Three Mistakes That Keep Coming Up
Over-engineering for low-threat tasks. A VPN, a dedicated VM, and a VoIP number to sign up for a SaaS free trial. The threat is data enrichment, not retaliation. A synthetic email is sufficient. The extra layers add effort without adding protection because the threat model doesn't require them.
Under-engineering for high-threat tasks. A synthetic email but logging in from a home IP to investigate a phishing site. The identity is synthetic but the network footprint is real. The phishing operator now has a location that can be correlated with other visits. The synthetic identity protected the name but not the person behind it.

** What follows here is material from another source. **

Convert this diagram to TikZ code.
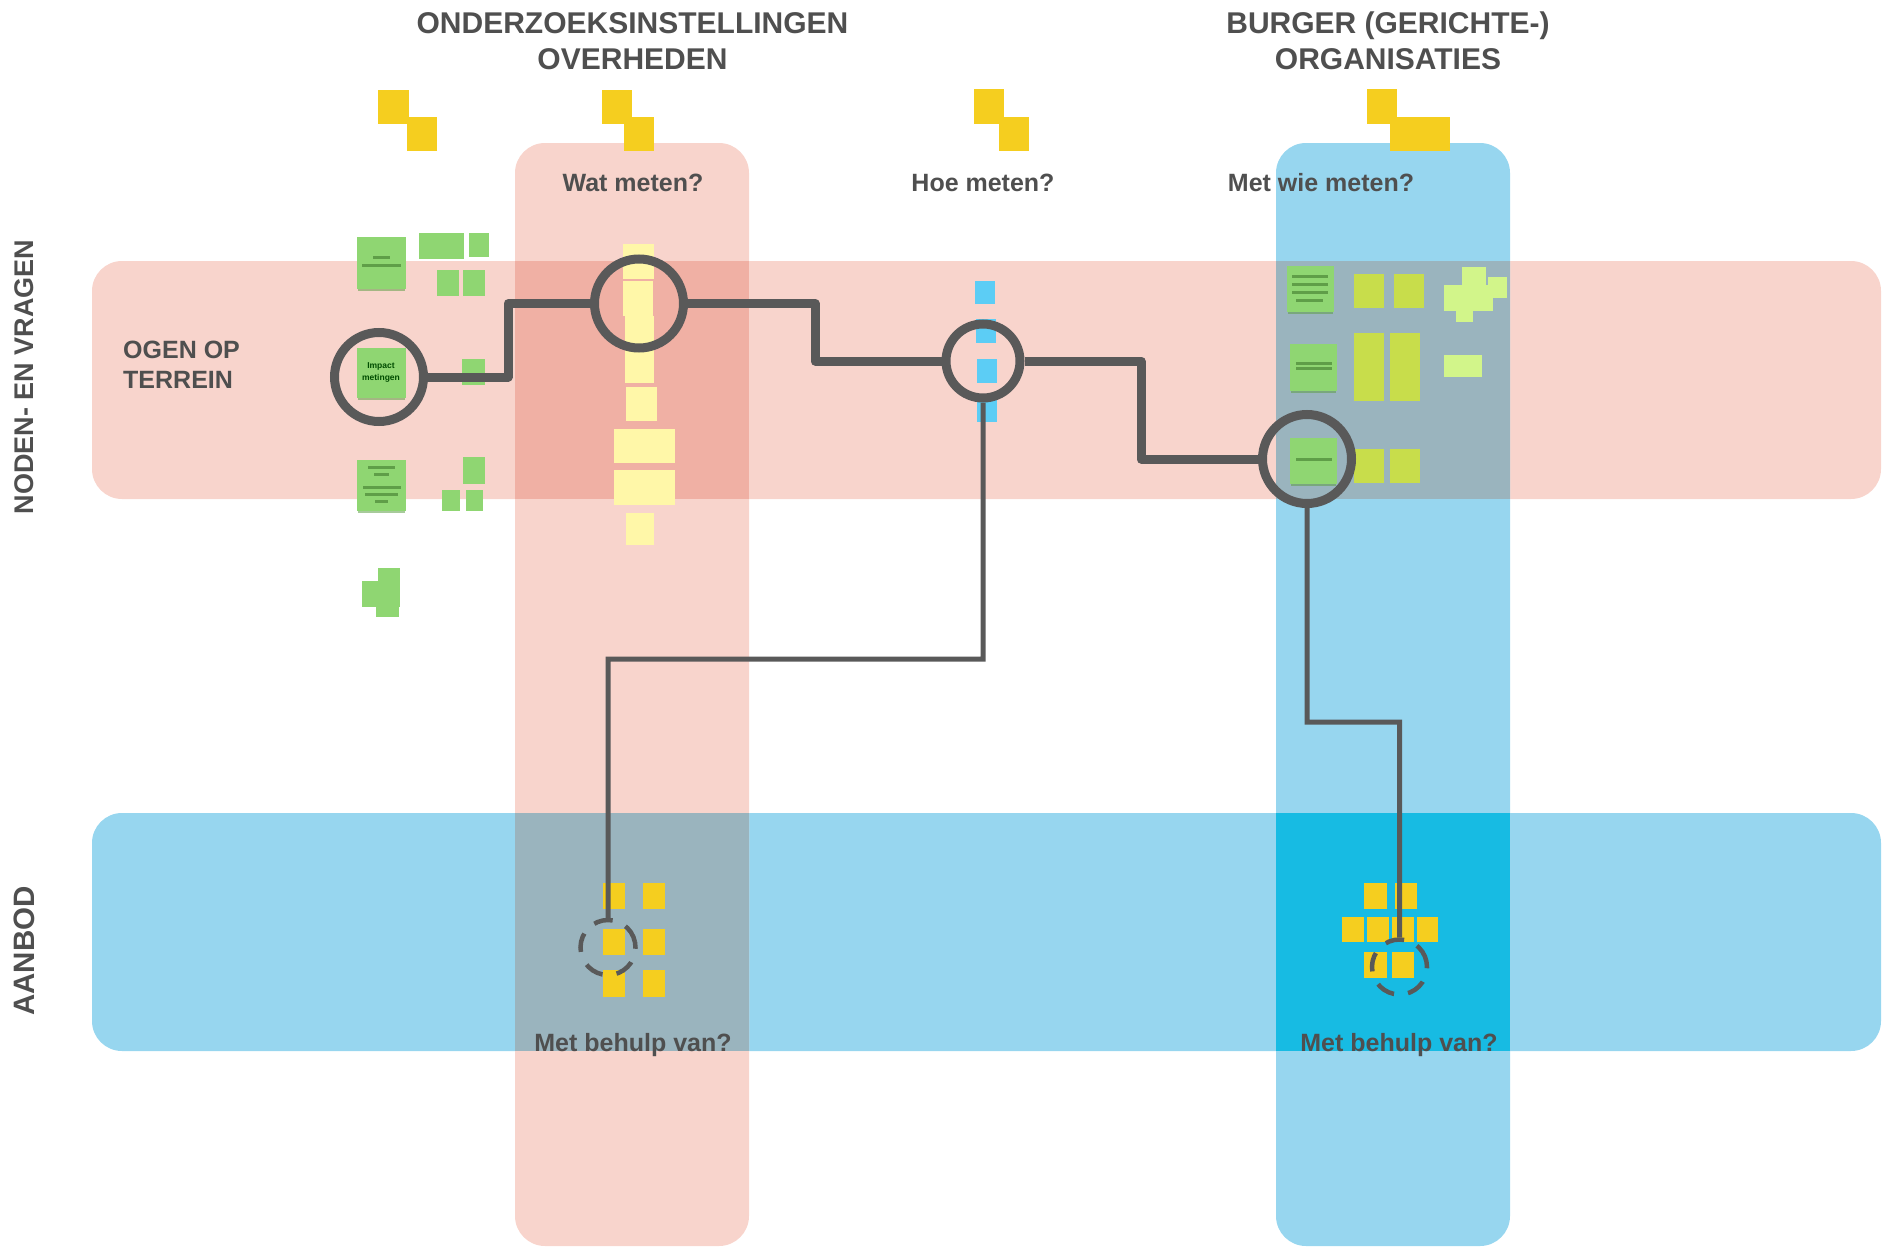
\documentclass[tikz,border=0pt]{standalone}
\usepackage{fontspec}
\setmainfont{Liberation Sans}
\definecolor{txt}{HTML}{4F4F4F}
\definecolor{lin}{HTML}{595959}
\definecolor{pinkb}{HTML}{F8D4CC}
\definecolor{blueb}{HTML}{97D6EF}
\definecolor{pinkpink}{HTML}{F0B0A4}
\definecolor{mixb}{HTML}{9AB4BE}
\definecolor{blueblue}{HTML}{17BBE3}
\definecolor{yel}{HTML}{F5CE1F}
\definecolor{pale}{HTML}{FFF7A8}
\definecolor{grn}{HTML}{8FD672}
\definecolor{grd}{HTML}{5F9E48}
\definecolor{sky}{HTML}{5CCDF5}
\definecolor{oli}{HTML}{C8DD4B}
\definecolor{lime}{HTML}{D2F58A}
\tikzset{
  band/.style={rounded corners=30pt,draw=none},
  ring/.style={circle,draw=lin,line width=9pt,minimum size=89pt,inner sep=0pt,fill=none},
  dashring/.style={circle,draw=lin,line width=4.5pt,minimum size=55pt,inner sep=0pt,fill=none,rotate=11,dash pattern=on 19pt off 14.2pt},
  thickcon/.style={draw=lin,line width=9pt,line join=round},
  thincon/.style={draw=lin,line width=5pt,line join=miter},
  heading/.style={text=txt,font=\bfseries\fontsize{30}{36}\selectfont,align=center,inner sep=0pt},
  question/.style={text=txt,font=\bfseries\fontsize{25}{30}\selectfont,align=center,inner sep=0pt},
  side/.style={text=txt,font=\bfseries\fontsize{27}{33}\selectfont,rotate=90,inner sep=0pt},
  rule/.style={draw=grd,line width=3pt},
}
\newcommand{\nt}[5]{\fill[#5] (#1,#2) rectangle (#3,#4);}
\newcommand{\ntshadow}[3]{\fill[grd,opacity=.55] (#1,#3) rectangle (#2,#3+3);}
\begin{document}
\begin{tikzpicture}[x=1pt,y=-1pt]
\useasboundingbox (0,0) rectangle (1888,1255);
% bands
\fill[pinkb,band] (92,261) rectangle (1881,499);
\fill[blueb,band] (92,813) rectangle (1881,1051);
\fill[pinkb,band] (515,143) rectangle (749,1246);
\fill[blueb,band] (1276,143) rectangle (1510,1246);
\fill[pinkpink] (515,261) rectangle (749,499);
\fill[mixb] (1276,261) rectangle (1510,499);
\fill[mixb] (515,813) rectangle (749,1051);
\fill[blueblue] (1276,813) rectangle (1510,1051);
% top yellow notes
\nt{378}{90}{409}{124}{yel}\nt{407}{117}{437}{151}{yel}
\nt{602}{90}{632}{124}{yel}\nt{624}{117}{654}{151}{yel}
\nt{974}{89}{1004}{124}{yel}\nt{999}{117}{1029}{151}{yel}
\nt{1367}{89}{1397}{124}{yel}\nt{1390}{117}{1450}{151}{yel}
% pale yellow column
\nt{623}{244}{654}{279}{pale}\nt{623}{281}{653}{316}{pale}
\nt{625}{316}{654}{383}{pale}\nt{626}{387}{657}{421}{pale}
\nt{614}{429}{675}{463}{pale}\nt{614}{470}{675}{505}{pale}
\nt{626}{513}{654}{545}{pale}
% left green notes
\ntshadow{358}{405}{288}\nt{357}{237}{406}{289}{grn}
\draw[rule] (373,257) -- (390,257); \draw[rule] (362,265) -- (401,265);
\nt{419}{233}{464}{259}{grn}\nt{469}{233}{489}{257}{grn}
\nt{437}{270}{459}{296}{grn}\nt{463}{270}{485}{296}{grn}
\ntshadow{358}{405}{397}\nt{357}{348}{406}{398}{grn}
\nt{462}{359}{485}{385}{grn}
\ntshadow{358}{405}{510}\nt{357}{460}{406}{511}{grn}
\draw[rule] (368,467) -- (395,467); \draw[rule] (374,474) -- (389,474);
\draw[rule] (363,487) -- (401,487); \draw[rule] (365,494) -- (398,494);
\draw[rule] (375,501) -- (388,501);
\nt{463}{457}{485}{484}{grn}\nt{442}{490}{460}{511}{grn}\nt{466}{490}{483}{511}{grn}
\nt{378}{568}{400}{595}{grn}\nt{362}{581}{400}{607}{grn}\nt{376}{595}{399}{617}{grn}
% blue small notes
\nt{975}{281}{995}{304}{sky}\nt{976}{319}{996}{343}{sky}
\nt{977}{359}{997}{383}{sky}\nt{977}{400}{997}{422}{sky}
% right column notes
\ntshadow{1288}{1333}{311}\nt{1287}{266}{1334}{312}{grn}
\draw[rule] (1292,276) -- (1328,276); \draw[rule] (1292,284) -- (1328,284);
\draw[rule] (1292,292) -- (1328,292); \draw[rule] (1296,300) -- (1323,300);
\ntshadow{1291}{1336}{390}\nt{1290}{344}{1337}{391}{grn}
\draw[rule] (1296,363) -- (1332,363); \draw[rule] (1296,368) -- (1332,368);
\ntshadow{1291}{1336}{483}\nt{1290}{438}{1337}{484}{grn}
\draw[rule] (1296,459) -- (1332,459);
\nt{1354}{274}{1384}{308}{oli}\nt{1394}{274}{1424}{308}{oli}
\nt{1354}{333}{1384}{401}{oli}\nt{1390}{333}{1420}{401}{oli}
\nt{1354}{449}{1384}{483}{oli}\nt{1390}{449}{1420}{483}{oli}
\nt{1462}{267}{1486}{293}{lime}\nt{1488}{277}{1507}{298}{lime}
\nt{1444}{285}{1493}{311}{lime}\nt{1456}{311}{1473}{322}{lime}
\nt{1444}{355}{1482}{377}{lime}
% bottom yellow notes
\nt{603}{883}{625}{909}{yel}\nt{643}{883}{665}{909}{yel}
\nt{603}{929}{625}{955}{yel}\nt{643}{929}{665}{955}{yel}
\nt{603}{970}{625}{997}{yel}\nt{643}{970}{665}{997}{yel}
\nt{1364}{883}{1387}{909}{yel}\nt{1395}{883}{1417}{909}{yel}
\nt{1342}{917}{1364}{942}{yel}\nt{1367}{917}{1389}{942}{yel}
\nt{1392}{917}{1414}{942}{yel}\nt{1417}{917}{1438}{942}{yel}
\nt{1364}{952}{1387}{978}{yel}\nt{1392}{952}{1414}{978}{yel}
% note text
\node[text=black!70!green,font=\bfseries\fontsize{8.5}{12}\selectfont,align=center,inner sep=0pt] (impact) at (381,372) {Impact\\metingen};
% rings
\node[ring] (c1) at (379,377) {};
\node[ring] (c2) at (639,303.5) {};
\node[ring,minimum size=74pt] (c3) at (983,361) {};
\node[ring] (c4) at (1307,459) {};
\node[dashring] (d1) at (608,947.5) {};
\node[dashring] (d2) at (1399.5,967) {};
% connectors
\coordinate (k1) at (508,377);
\coordinate (k2) at (508,303.5);
\coordinate (k3) at (815,303.5);
\coordinate (k4) at (815,361);
\coordinate (k5) at (1141,361);
\coordinate (k6) at (1141,459);
\coordinate (k7) at (983,659);
\coordinate (k8) at (608,659);
\coordinate (k9) at (1307,722);
\coordinate (k10) at (1399.5,722);
\draw[thickcon] (c1) -- (k1) -- (k2) -- (c2);
\draw[thickcon] (c2) -- (k3) -- (k4) -- (c3);
\draw[thickcon] (c3) -- (k5) -- (k6) -- (c4);
\draw[thincon] (c3) -- (k7) -- (k8) -- (d1);
\draw[thincon] (c4) -- (k9) -- (k10) -- (d2);
% texts
\node[heading] (h1) at (632.5,41) {ONDERZOEKSINSTELLINGEN\\OVERHEDEN};
\node[heading] (h2) at (1388,41) {BURGER (GERICHTE-)\\ORGANISATIES};
\node[question] (q1) at (633,183) {Wat meten?};
\node[question] (q2) at (983,183) {Hoe meten?};
\node[question] (q3) at (1321,183) {Met wie meten?};
\node[question] (q4) at (633,1045) {Met behulp van?};
\node[question] (q5) at (1399,1045) {Met behulp van?};
\node[question,align=left,anchor=west] (q6) at (123,365) {OGEN OP\\TERREIN};
\node[side] (s1) at (24,377) {NODEN- EN VRAGEN};
\node[side,font=\bfseries\fontsize{29.5}{33}\selectfont] (s2) at (24,951) {AANBOD};
\end{tikzpicture}
\end{document}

Reusing identities across unrelated contexts. A synthetic email used for both a SaaS trial and a scambaiting engagement links those two contexts. If the scammer traces the email to the trial account, they may find metadata (sign-up timestamp, IP address, user-agent string) that helps identify the real person. One identity per context. Always. Generators like Another.IO, Fake Name Generator, and similar tools make creating fresh identities cheap enough that reuse is never worth the risk.
Ignoring internal consistency deserves its own mention because it underpins all the other mistakes. A profile with a French name, an Australian phone number, and a Brazilian postal code reads as generated rather than real. Any human reviewer or automated consistency check flags it immediately. Internal coherence matters more than the realism of any single field. A mediocre name paired with a correctly formatted address and phone number is more convincing than a perfect name paired with mismatched everything else.
The right configuration matches the threat, covers the required fields, lasts as long as the task demands, and sits behind the appropriate level of operational security. Nothing more. Nothing less. Anything beyond what the threat model requires is wasted effort. Anything below it is a gap waiting to be exploited.